The US Copyright Office is taking public comment on potential new rules around generative AI’s use of copyrighted materials, and the biggest AI companies in the world had plenty to say. Below are the arguments from Meta, Google, Microsoft, Adobe, Hugging Face, StabilityAI, and Anthropic, as well as a response from Apple that focused on copyrighting AI-written code.
The Current Debate
There are some differences in their approaches, but the overall message for most is the same: They don’t think they should have to pay to train AI models on copyrighted work.
How AI is rewriting the internet
The Copyright Office opened the comment period on August 30th, with an October 18th due date for written comments regarding changes it was considering around the use of copyrighted data for AI model training, whether AI-generated material can be copyrighted without human involvement, and AI copyright liability. There’s been no shortage of copyright lawsuits in the last year, with artists, authors, developers, and companies alike alleging violations in different cases.

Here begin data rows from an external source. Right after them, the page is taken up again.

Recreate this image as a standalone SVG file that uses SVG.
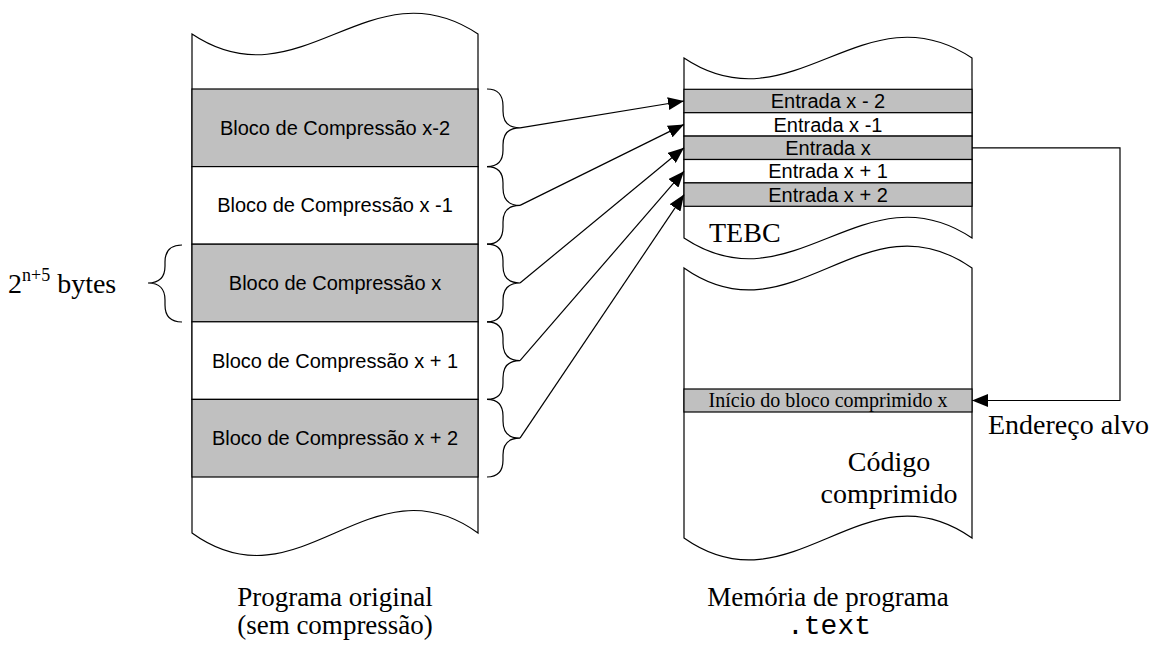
<svg xmlns="http://www.w3.org/2000/svg" width="1166" height="646" viewBox="0 0 1166 646">
<style>
.shape{fill:#fff;stroke:#000;stroke-width:1.2}
.g{fill:#c0c0c0;stroke:#000;stroke-width:1.2}
.w{fill:#fff;stroke:#000;stroke-width:1.2}
.ln{fill:none;stroke:#000;stroke-width:1.2}
.ar{fill:none;stroke:#000;stroke-width:1.2;marker-end:url(#ah)}
.sans{font-family:"Liberation Sans",Arial,sans-serif;fill:#000;text-anchor:middle}
.serif{font-family:"Liberation Serif","Times New Roman",serif;fill:#000}
.mono{font-family:"Liberation Mono","Courier New",monospace;fill:#000}
</style>
<defs>
<marker id="ah" markerUnits="userSpaceOnUse" markerWidth="17" markerHeight="13" refX="16" refY="6.5" orient="auto">
<path d="M0,0 L16,6.5 L0,13 Z" fill="#000"/>
</marker>
</defs>
<rect width="1166" height="646" fill="#fff"/>

<g id="programa-original">
<path class="shape" d="M192,34 C300,106 370,-38 478,34 L478,533 C370,455 300,611 192,533 Z"/>
<rect class="g" x="192" y="89" width="286" height="77.6"/>
<rect class="w" x="192" y="166.6" width="286" height="77.6"/>
<rect class="g" x="192" y="244.2" width="286" height="77.6"/>
<rect class="w" x="192" y="321.8" width="286" height="77.6"/>
<rect class="g" x="192" y="399.4" width="286" height="77.6"/>
<text class="sans" x="335" y="134.8" font-size="20">Bloco de Compressão x-2</text>
<text class="sans" x="335" y="212.4" font-size="20">Bloco de Compressão x -1</text>
<text class="sans" x="335" y="290" font-size="20">Bloco de Compressão x</text>
<text class="sans" x="335" y="367.6" font-size="20">Bloco de Compressão x + 1</text>
<text class="sans" x="335" y="445.2" font-size="20">Bloco de Compressão x + 2</text>
<text class="serif" x="335" y="606" font-size="27" text-anchor="middle">Programa original</text>
<text class="serif" x="335" y="634" font-size="27" text-anchor="middle">(sem compressão)</text>
</g>

<g id="tamanho-bloco">
<path class="ln" d="M182,245 Q165,245 165,262 L165,266 Q165,283 148,283 Q165,283 165,300 L165,305 Q165,322 182,322"/>
<text class="serif" x="8" y="293" font-size="28">2<tspan font-size="18" dy="-12">n+5</tspan><tspan dy="12"> bytes</tspan></text>
</g>

<g id="tebc">
<path class="shape" d="M684,58 C792,130 864,-14 972,58 L972,238 C864,166 792,310 684,238 Z"/>
<rect class="g" x="684" y="89.3" width="288" height="23.4"/>
<rect class="w" x="684" y="112.7" width="288" height="23.4"/>
<rect class="g" x="684" y="136.1" width="288" height="23.4"/>
<rect class="w" x="684" y="159.5" width="288" height="23.4"/>
<rect class="g" x="684" y="182.9" width="288" height="23.4"/>
<text class="sans" x="828" y="108.2" font-size="20">Entrada x - 2</text>
<text class="sans" x="828" y="131.6" font-size="20">Entrada x -1</text>
<text class="sans" x="828" y="155" font-size="20">Entrada x</text>
<text class="sans" x="828" y="178.4" font-size="20">Entrada x + 1</text>
<text class="sans" x="828" y="201.8" font-size="20">Entrada x + 2</text>
<text class="serif" x="709" y="242" font-size="28">TEBC</text>
</g>

<g id="codigo-comprimido">
<path class="shape" d="M684,268 C792,344 864,192 972,268 L972,538 C864,462 792,614 684,538 Z"/>
<rect class="g" x="684" y="389" width="288" height="23"/>
<text class="serif" x="828" y="407" font-size="20" text-anchor="middle">Início do bloco comprimido x</text>
<text class="serif" x="889" y="471" font-size="28" text-anchor="middle">Código</text>
<text class="serif" x="889" y="503" font-size="28" text-anchor="middle">comprimido</text>
<text class="serif" x="828" y="606" font-size="27" text-anchor="middle">Memória de programa</text>
<text class="mono" x="829" y="634" font-size="28" text-anchor="middle">.text</text>
</g>

<g id="endereco-alvo">
<text class="serif" x="988" y="434" font-size="28">Endereço alvo</text>
</g>

<g id="connectors">
<path class="ln" d="M487,89 Q503,89 503,106 L503,111 Q503,127.8 520,127.8 Q503,127.8 503,145 L503,150 Q503,166.6 487,166.6"/>
<path class="ln" d="M487,166.6 Q503,166.6 503,183 L503,188 Q503,205.4 520,205.4 Q503,205.4 503,222 L503,227 Q503,244.2 487,244.2"/>
<path class="ln" d="M487,244.2 Q503,244.2 503,261 L503,266 Q503,283 520,283 Q503,283 503,300 L503,305 Q503,321.8 487,321.8"/>
<path class="ln" d="M487,321.8 Q503,321.8 503,338 L503,343 Q503,360.6 520,360.6 Q503,360.6 503,378 L503,383 Q503,399.4 487,399.4"/>
<path class="ln" d="M487,399.4 Q503,399.4 503,416 L503,421 Q503,438.2 520,438.2 Q503,438.2 503,455 L503,460 Q503,477 487,477"/>
<line class="ar" x1="520" y1="127.8" x2="684" y2="101"/>
<line class="ar" x1="520" y1="205.4" x2="684" y2="124.4"/>
<line class="ar" x1="520" y1="283" x2="684" y2="147.8"/>
<line class="ar" x1="520" y1="360.6" x2="684" y2="171.2"/>
<line class="ar" x1="520" y1="438.2" x2="684" y2="194.6"/>
<path class="ar" d="M972,147.8 L1120,147.8 L1120,400.5 L972,400.5"/>
</g>
</svg>
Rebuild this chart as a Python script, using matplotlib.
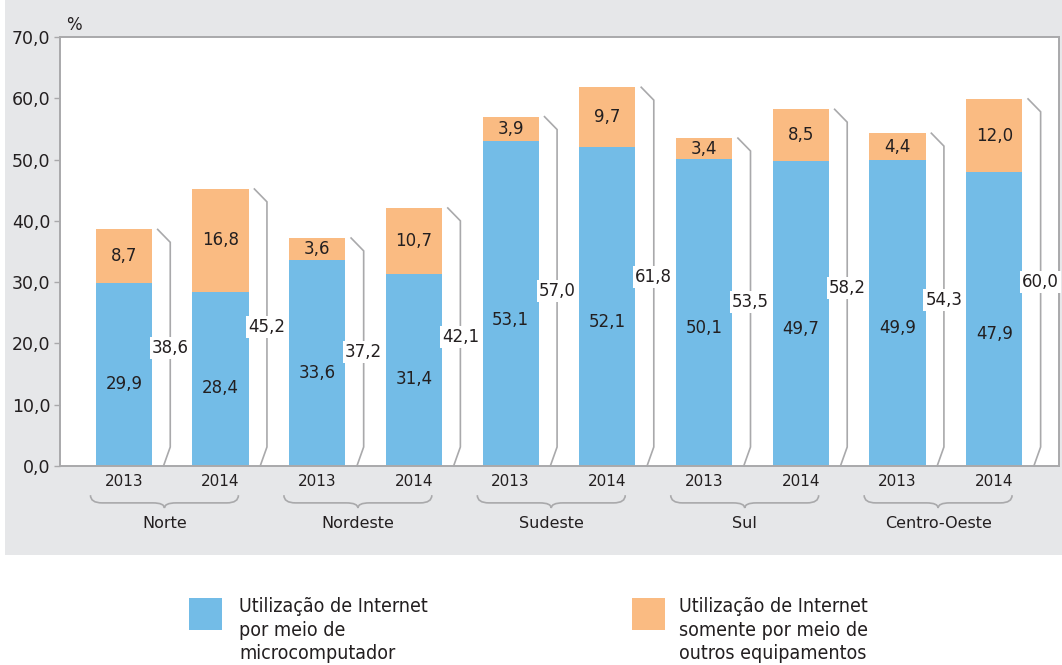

Meta: "Copyright holders wouldn’t get much money anyway"
"Imposing a first-of-its-kind licensing regime now, well after the fact, will cause chaos as developers seek to identify millions and millions of rights-holders, for very little benefit, given that any fair royalty due would be incredibly small in light of the insignificance of any one work among an AI training set."
Google: "AI training is just like reading a book"
"If training could be accomplished without the creation of copies, there would be no copyright questions here. Indeed, the act of 'knowledge harvesting,' to use the Court’s metaphor from Harper & Row, like the act of reading a book and learning the facts and ideas within it, would not only be non-infringing, it would further the very purpose of copyright law. The mere fact that, as a technological matter, copies need to be made to extract those ideas and facts from copyrighted works should not alter that result."
Microsoft: "Changing copyright law could hurt small AI developers"
"Any requirement to obtain consent for accessible works to be used for training would chill AI innovation. It is not feasible to achieve the scale of data necessary to develop responsible AI models even when the identity of a work and its owner is known. Such licensing schemes will also impede innovation from start-ups and entrants who don’t have the resources to obtain licenses, leaving AI development to a small set of companies with the resources to run large-scale licensing programs or to developers in countries that have decided that use of copyrighted works to train AI models is not infringement."
Adobe: "It’s fair use, like when Accolade copied Sega’s code"
"In Sega v. Accolade, the Ninth Circuit held that intermediate copying of Sega’s software was fair use. The defendant made copies while reverse engineering to discover the functional requirements—unprotected information—for making games compatible with Sega’s gaming console. Such intermediate copying also benefited the public: it led to an increase in the number of independently designed video games (which contain a mix of functional and creative aspects) available for Sega’s console. This growth in creative expression was precisely what the Copyright Act was intended to promote."
Anthropic: "Copying is just an intermediate step"
"For Claude, as discussed above, the training process makes copies of information for the purposes of performing a statistical analysis of the data. The copying is merely an intermediate step, extracting unprotectable elements about the entire corpus of works, in order to create new outputs. In this way, the use of the original copyrighted work is non-expressive; that is, it is not re-using the copyrighted expression to communicate it to users."
Andreessen Horowitz: "Investors have spent ‘billions and billions’"
"There has been an enormous amount of investment—billions and billions of dollars—in the development of AI technologies, premised on an understanding that, under current copyright law, any copying necessary to extract statistical facts is permitted. A change in this regime will significantly disrupt settled expectations in this area. Those expectations have been a critical factor in the enormous investment of private capital into U.S.-based AI companies which, in turn, has made the U.S. a global leader in AI. Undermining those expectations will jeopardize future investment, along with U.S. economic competitiveness and national security."
Hugging Face: "Training on copyrighted material is fair use"
"The use of a given work in training is of a broadly beneficial purpose: the creation of a distinctive and productive AI model. Rather than replacing the specific communicative expression of the initial work, the model is capable of creating a wide variety of different sort of outputs wholly unrelated to that underlying, copyrightable expression. For those and other reasons, generative AI models are generally fair use when they train on large numbers of copyrighted works. We use 'generally' deliberately, however, as one can imagine patterns of facts that would raise tougher calls."
StabilityAI: "Other countries call AI model training fair use"
"A range of jurisdictions including Singapore, Japan, the European Union, the Republic of Korea, Taiwan, Malaysia, and Israel have reformed their copyright laws to create safe harbors for AI training that achieve similar effects of fair use. In the United Kingdom, the Government Chief Scientific Advisor has recommended that 'if the government’s aim is to promote an innovative AI industry in the UK, it should enable mining of available data, text, and images (the input) and utilize existing protections of copyright and IP law on the output of AI."
Apple: "Let us copyright our AI-made code"
"In circumstances where a human developer controls the expressive elements of output and the decisions to modify, add to, enhance, or even reject suggested code, the final code that results from the developer’s interactions with the tools will have sufficient human authorship to be copyrightable."